(Trinidad Express) Embarrassing!
This was the reaction yesterday of former diplomat and head of the Public Service Reginald Dumas to what he described as “particularly glaring protocol lapses” which occurred during the three-day visit of Chinese President Xi Jinping and First Lady Peng Liyuan.
“We have been making a lot of protocol lapses and I am confident that a lot of them are totally avoidable,” Dumas said.
He added that he was embarrassed as a citizen and as someone who has served Trinidad and Tobago at home and abroad for decades.
“I don’t like to see these kinds of things because it damages the image of the country.”
Dumas said he had noticed a number of protocol lapses within recent times which are rather worrying. But with the Chinese President, he said, even persons who are not normally familiar with all the details of protocol noticed that things were so glaringly wrong.
He said he got e-mails on the matter.
“You had the Chinese President arriving in rain. I would have thought there would have been some kind of canopy over the red carpet…there was none. I was also surprised to see the President (Xi) himself holding an umbrella over his head and that of his wife’s head. I have never seen this before. Where were our (protocol) people?” Dumas asked.
He said two protocol persons should have gone on board the aircraft with umbrellas, one for the Chinese head of state and another for the first lady.
Dumas said people also noticed the Chinese President walking not with our President, but with the Prime Minister slightly behind him and the President of Trinidad and Tobago Anthony Carmona “somewhere in the back”. “What’s going on? What is this?” he asked.
Noting that the contract of Lenore Dorset (a former chief of protocol who had been employed by the President’s Office) was not renewed, he wondered aloud who was the protocol person now advising the President.
“Is there one (such person)?”
He said that protocol person, in liaison with the embassy or high commission of the country from which the visiting dignitary is coming, along with the Ministry of Foreign Affairs, would normally plan the protocol aspects of the visit.
“And those persons sit down and plan that (the protocol aspect) down to the very last detail—at what time the arrival is, at which time the President and First Lady come down the steps of the aircraft and so on.”
Dumas said his understanding is that there is no protocol officer currently attached to the Office of the President.
He also pointed to the fact that at the media briefing at the Diplomatic Centre in St Ann’s on Saturday, President Xi was called upon to speak first before the Prime Minister (who gave her address after him).
“Who advised Andy Johnson (of Government Information Services)? Andy is not a protocol expert. Was there the meeting of minds with the President’s office, the Ministry of Foreign Affairs and the embassy of China? I don’t know. Because all of this should have been worked out in great detail…and written down.

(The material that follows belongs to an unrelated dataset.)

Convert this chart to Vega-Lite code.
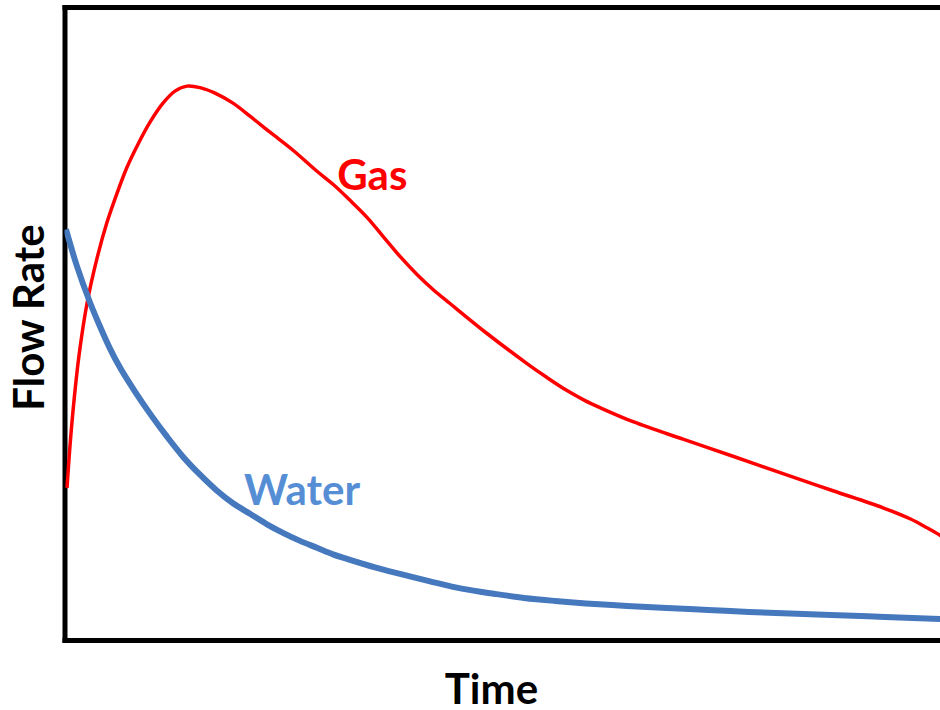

“Clearly Johnson was not so advised because he promptly calls on the President of China (to speak before the Prime Minister), much to the President’s consternation.
“How can the guest speak before the host?” Dumas asked.
Johnson apologised for the protocol breach, taking full personal ownership for the error and saying that to err was human and to forgive was divine.
Said Dumas: “My general reaction to all these lapses I have been seeing domestically, and now internationally, is one of dismay and wonderment that more than 50 years after independence, we should be making these elementary errors.
“And therefore it is absolutely essential for the President (of Trinidad and Tobago) to have a protocol expert. That person should be in constant touch for domestic events with the protocol officer of the Ministry of Foreign Affairs and where the visit of a foreigner is concerned, (that person needs) to be also in touch with the embassy or high commission or the representative (of the country of the visiting VIP) so that we can avoid these mistakes.
“One would always make mistakes…but these are avoidable mistakes. And as someone who has spent so long in the foreign service at home and abroad, I am embarrassed.
“This is not rocket science. And this is not the first Head of State that we have received in this country over the last 50 years.”
Dumas said up to yesterday morning he was talking to a number of people and wondering how he could go about getting people to understand what is the correct thing to do.
Attempts to contact Foreign Affairs Minister Winston Dookeran, who is out of the country, were futile.
The Express had no success in reaching Roodal Moonilal, who often acts as Foreign Affairs Minister, former foreign affairs minister Suruj Rambachan and Communications Minister Jamal Mohammed.